____ Data segment

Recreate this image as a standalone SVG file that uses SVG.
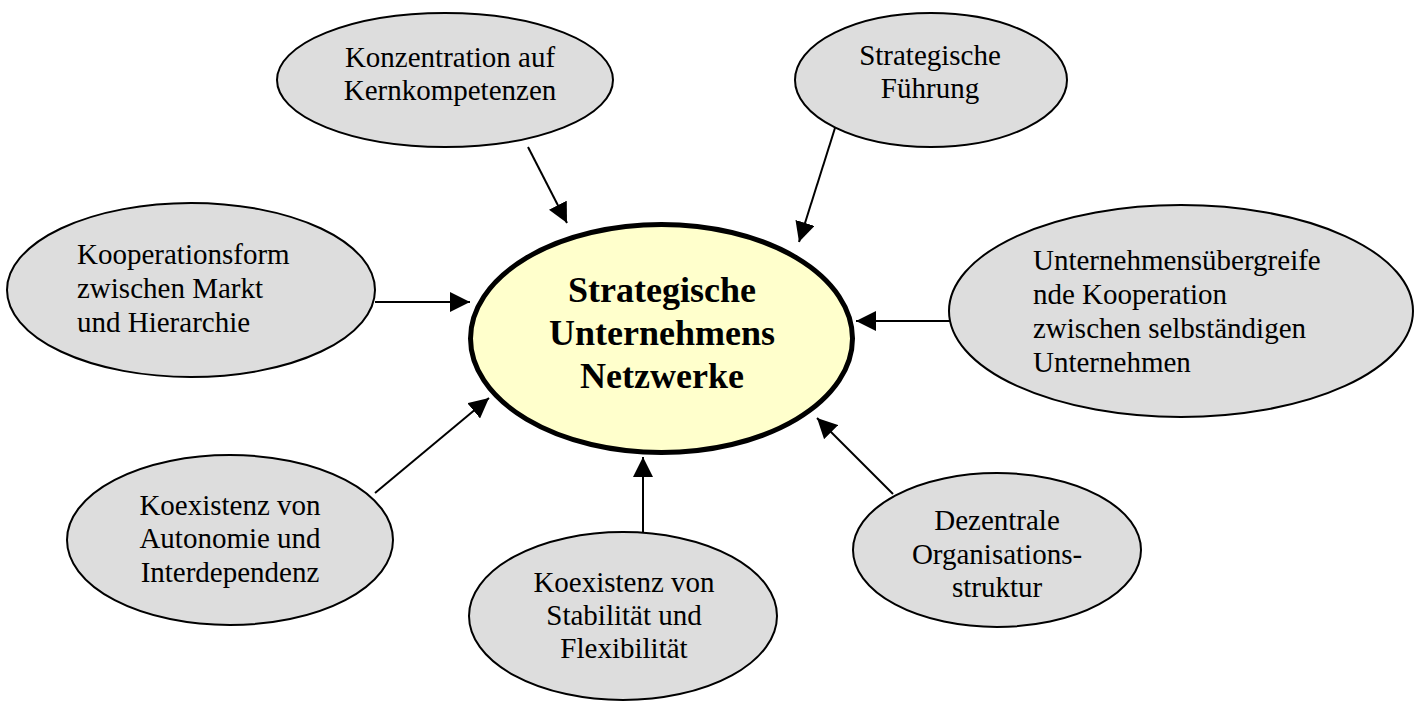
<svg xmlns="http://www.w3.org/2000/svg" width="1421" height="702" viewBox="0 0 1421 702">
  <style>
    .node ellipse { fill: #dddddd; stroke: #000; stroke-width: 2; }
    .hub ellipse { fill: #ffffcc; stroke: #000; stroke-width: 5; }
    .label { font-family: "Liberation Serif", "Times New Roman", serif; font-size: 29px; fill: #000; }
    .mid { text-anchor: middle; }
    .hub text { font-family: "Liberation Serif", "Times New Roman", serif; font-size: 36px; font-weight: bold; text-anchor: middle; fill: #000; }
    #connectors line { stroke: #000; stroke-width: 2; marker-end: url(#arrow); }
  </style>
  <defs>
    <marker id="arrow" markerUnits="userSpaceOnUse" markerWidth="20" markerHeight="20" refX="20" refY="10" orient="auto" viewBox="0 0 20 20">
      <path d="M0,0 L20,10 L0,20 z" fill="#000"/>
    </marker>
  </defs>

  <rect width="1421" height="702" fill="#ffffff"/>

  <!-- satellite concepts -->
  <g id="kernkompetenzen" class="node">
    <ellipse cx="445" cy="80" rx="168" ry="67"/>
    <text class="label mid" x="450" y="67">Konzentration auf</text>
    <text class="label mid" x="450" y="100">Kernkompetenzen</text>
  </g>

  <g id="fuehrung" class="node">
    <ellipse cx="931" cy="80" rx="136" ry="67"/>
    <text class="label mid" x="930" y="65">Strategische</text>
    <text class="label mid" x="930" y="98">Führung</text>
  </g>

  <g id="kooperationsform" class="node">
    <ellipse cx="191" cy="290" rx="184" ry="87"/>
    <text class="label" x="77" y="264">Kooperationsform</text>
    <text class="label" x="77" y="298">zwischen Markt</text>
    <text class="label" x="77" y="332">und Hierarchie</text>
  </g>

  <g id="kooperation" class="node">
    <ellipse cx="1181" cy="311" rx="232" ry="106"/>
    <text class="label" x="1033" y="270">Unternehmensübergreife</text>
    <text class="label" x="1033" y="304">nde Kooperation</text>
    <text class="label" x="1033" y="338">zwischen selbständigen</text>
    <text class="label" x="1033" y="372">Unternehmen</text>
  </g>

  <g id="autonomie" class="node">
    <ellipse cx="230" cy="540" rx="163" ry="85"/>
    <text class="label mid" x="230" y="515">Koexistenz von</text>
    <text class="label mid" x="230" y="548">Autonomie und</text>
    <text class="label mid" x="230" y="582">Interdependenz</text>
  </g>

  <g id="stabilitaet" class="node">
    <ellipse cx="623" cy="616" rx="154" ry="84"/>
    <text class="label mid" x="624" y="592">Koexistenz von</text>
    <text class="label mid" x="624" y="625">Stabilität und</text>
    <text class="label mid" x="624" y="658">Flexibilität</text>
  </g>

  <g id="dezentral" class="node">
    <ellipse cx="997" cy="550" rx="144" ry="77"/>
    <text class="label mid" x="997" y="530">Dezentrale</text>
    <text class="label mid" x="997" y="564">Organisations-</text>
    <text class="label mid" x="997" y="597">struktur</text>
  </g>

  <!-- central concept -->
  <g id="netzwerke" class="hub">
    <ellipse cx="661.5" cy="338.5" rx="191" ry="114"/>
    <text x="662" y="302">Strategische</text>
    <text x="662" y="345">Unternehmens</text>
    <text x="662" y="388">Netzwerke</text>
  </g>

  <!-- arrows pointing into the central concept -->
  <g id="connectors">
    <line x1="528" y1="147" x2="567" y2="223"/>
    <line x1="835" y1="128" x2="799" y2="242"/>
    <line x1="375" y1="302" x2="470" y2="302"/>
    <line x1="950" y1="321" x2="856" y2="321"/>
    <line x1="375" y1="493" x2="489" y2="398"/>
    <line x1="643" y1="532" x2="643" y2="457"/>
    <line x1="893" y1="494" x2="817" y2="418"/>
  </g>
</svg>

________

▶ Given instruction:
Restate the entire listing word for word, excluding pictures.

▶ Response to this task:
Recreate this image as a standalone SVG file that uses SVG.
<svg xmlns="http://www.w3.org/2000/svg" width="1421" height="702" viewBox="0 0 1421 702">
  <style>
    .node ellipse { fill: #dddddd; stroke: #000; stroke-width: 2; }
    .hub ellipse { fill: #ffffcc; stroke: #000; stroke-width: 5; }
    .label { font-family: "Liberation Serif", "Times New Roman", serif; font-size: 29px; fill: #000; }
    .mid { text-anchor: middle; }
    .hub text { font-family: "Liberation Serif", "Times New Roman", serif; font-size: 36px; font-weight: bold; text-anchor: middle; fill: #000; }
    #connectors line { stroke: #000; stroke-width: 2; marker-end: url(#arrow); }
  </style>
  <defs>
    <marker id="arrow" markerUnits="userSpaceOnUse" markerWidth="20" markerHeight="20" refX="20" refY="10" orient="auto" viewBox="0 0 20 20">
      <path d="M0,0 L20,10 L0,20 z" fill="#000"/>
    </marker>
  </defs>

  <rect width="1421" height="702" fill="#ffffff"/>

  <!-- satellite concepts -->
  <g id="kernkompetenzen" class="node">
    <ellipse cx="445" cy="80" rx="168" ry="67"/>
    <text class="label mid" x="450" y="67">Konzentration auf</text>
    <text class="label mid" x="450" y="100">Kernkompetenzen</text>
  </g>

  <g id="fuehrung" class="node">
    <ellipse cx="931" cy="80" rx="136" ry="67"/>
    <text class="label mid" x="930" y="65">Strategische</text>
    <text class="label mid" x="930" y="98">Führung</text>
  </g>

  <g id="kooperationsform" class="node">
    <ellipse cx="191" cy="290" rx="184" ry="87"/>
    <text class="label" x="77" y="264">Kooperationsform</text>
    <text class="label" x="77" y="298">zwischen Markt</text>
    <text class="label" x="77" y="332">und Hierarchie</text>
  </g>

  <g id="kooperation" class="node">
    <ellipse cx="1181" cy="311" rx="232" ry="106"/>
    <text class="label" x="1033" y="270">Unternehmensübergreife</text>
    <text class="label" x="1033" y="304">nde Kooperation</text>
    <text class="label" x="1033" y="338">zwischen selbständigen</text>
    <text class="label" x="1033" y="372">Unternehmen</text>
  </g>

  <g id="autonomie" class="node">
    <ellipse cx="230" cy="540" rx="163" ry="85"/>
    <text class="label mid" x="230" y="515">Koexistenz von</text>
    <text class="label mid" x="230" y="548">Autonomie und</text>
    <text class="label mid" x="230" y="582">Interdependenz</text>
  </g>

  <g id="stabilitaet" class="node">
    <ellipse cx="623" cy="616" rx="154" ry="84"/>
    <text class="label mid" x="624" y="592">Koexistenz von</text>
    <text class="label mid" x="624" y="625">Stabilität und</text>
    <text class="label mid" x="624" y="658">Flexibilität</text>
  </g>

  <g id="dezentral" class="node">
    <ellipse cx="997" cy="550" rx="144" ry="77"/>
    <text class="label mid" x="997" y="530">Dezentrale</text>
    <text class="label mid" x="997" y="564">Organisations-</text>
    <text class="label mid" x="997" y="597">struktur</text>
  </g>

  <!-- central concept -->
  <g id="netzwerke" class="hub">
    <ellipse cx="661.5" cy="338.5" rx="191" ry="114"/>
    <text x="662" y="302">Strategische</text>
    <text x="662" y="345">Unternehmens</text>
    <text x="662" y="388">Netzwerke</text>
  </g>

  <!-- arrows pointing into the central concept -->
  <g id="connectors">
    <line x1="528" y1="147" x2="567" y2="223"/>
    <line x1="835" y1="128" x2="799" y2="242"/>
    <line x1="375" y1="302" x2="470" y2="302"/>
    <line x1="950" y1="321" x2="856" y2="321"/>
    <line x1="375" y1="493" x2="489" y2="398"/>
    <line x1="643" y1="532" x2="643" y2="457"/>
    <line x1="893" y1="494" x2="817" y2="418"/>
  </g>
</svg>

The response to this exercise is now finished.